In painstaking fashion, the report details how multiple municipalities in the region use poor, black citizens as veritable cash machines, collecting fines and fees from them to fill the city coffers. The Commission adds to the findings of an Arch City Defenders report, which had revealed that one town, Bel Ridge—about the size of a square mile with a population of 2,700 people, 81 percent of whom are black and 42 percent in poverty—filed almost 8,000 cases in municipal court. Almost a quarter of the city’s revenues came from court fines and fees.
For me, reading the report evoked a memory going back some thirty years when I watched the police try to arrest my mother.
My father was out enjoying his morning routine, grabbing coffee at White Castle and reading the paper, when two police officers—one older and gruff, the other younger and visibly apprehensive—came to the door and announced that my mother was under arrest for amassing parking fines; fines that were all incurred in front of our house, mostly for alternate-side parking violations. Forking over cash for fines just didn’t rank as high as other needs like paying the mortgage and buying food.
Neither officer was expecting Angela Davis, but that’s what they got. My mother sat on the staircase in the foyer and said she wasn’t getting up. They threatened her and tried to pick her up, but she pulled away and yelled. Things escalated when the older police officer shouted at my grandmother who was slowed by a stroke and trying to calm the situation. The front door was open and a crowd gathered.
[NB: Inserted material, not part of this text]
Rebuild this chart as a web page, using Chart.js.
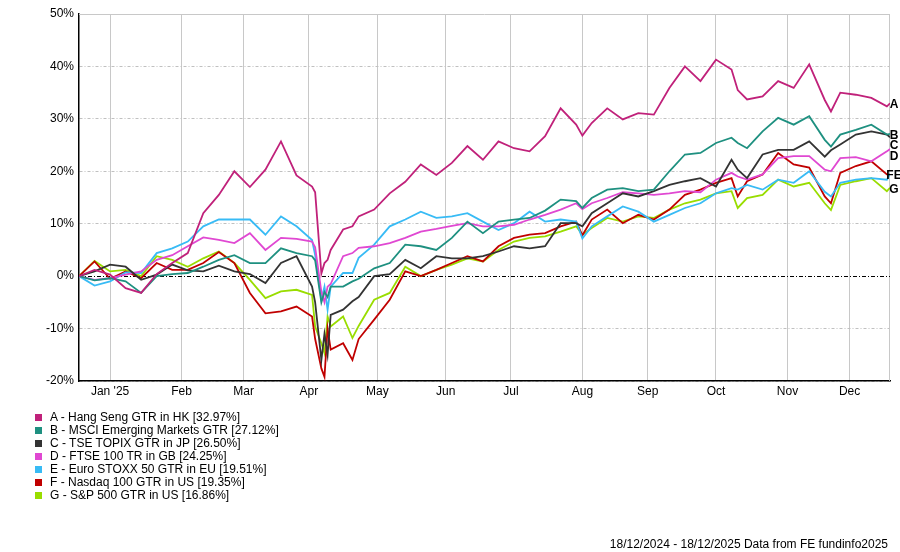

The older officer unbuttoned the holster to his service revolver and placed his hand on the grip. My mother said, “Well, it’s a good goddamned day to die.”
Thirty years later she tells me she has never been more scared—or more defiant—than at that moment. Like so many others who have had similar experiences—some of whom are included in the Ferguson report—her resistance was not rooted in hatred of the police. Her brother, her father, two of her uncles—they were all in law enforcement. This was about respect. My mother offered to pay the fine in person on Monday, but the officers wanted it their way.
Just as I thought the arrest was about to become terrifyingly violent, my father came home. I remember how he shifted from confusion to fear to anger.
Now that I am about the same age as my father was then, I realize he had felt what so many black men feel in situations like that: emasculation. My father, the Marine, the civil engineer, with no criminal past—the man who talked philosophy with friends and could handle himself around roughneck construction workers—was forced to navigate a path that a white man of the same socio-economic status would likely not encounter. They didn’t have that history of police harassment; black male subjugation in the face of a baton or gun; and the gut punch of knowing that the man behind the badge has total control over you.
Thankfully, a higher-ranking police officer, who was black, arrived on the scene. He sorted it out and reprimanded the lead officer. The next day my parents paid the fine with a little help from a family member. If my mother had been arrested, the cost to my parents—bail, a lawyer, court fees, the fine itself—would have financially crippled us.
The Ferguson report demonstrates that my family’s experience was not unique, and that the truths laid bare in the document don’t just apply to Ferguson, the St. Louis area, or Missouri. In fact, the report is an indictment of a country that is breaking the backs and hopes of the poor and people of color.
But the report also offers sweeping reforms that would help us move beyond the current, unjust status quo—actions raging from police training and consolidating police departments, to court and sentencing reform, to increasing healthcare coverage for the poor and addressing hunger, to raising the minimum wage, ending predatory lending, and investing in quality job training for disconnected youth that leads to employment.
In recognizing the lived realities of African Americans—and offering reforms that speak to those experiences—the Ferguson report is a blueprint on how to tear down the racial wall that divides us. Now we need to respond with action, until young black people no longer have to leave repressive hometowns in search of opportunity as I did.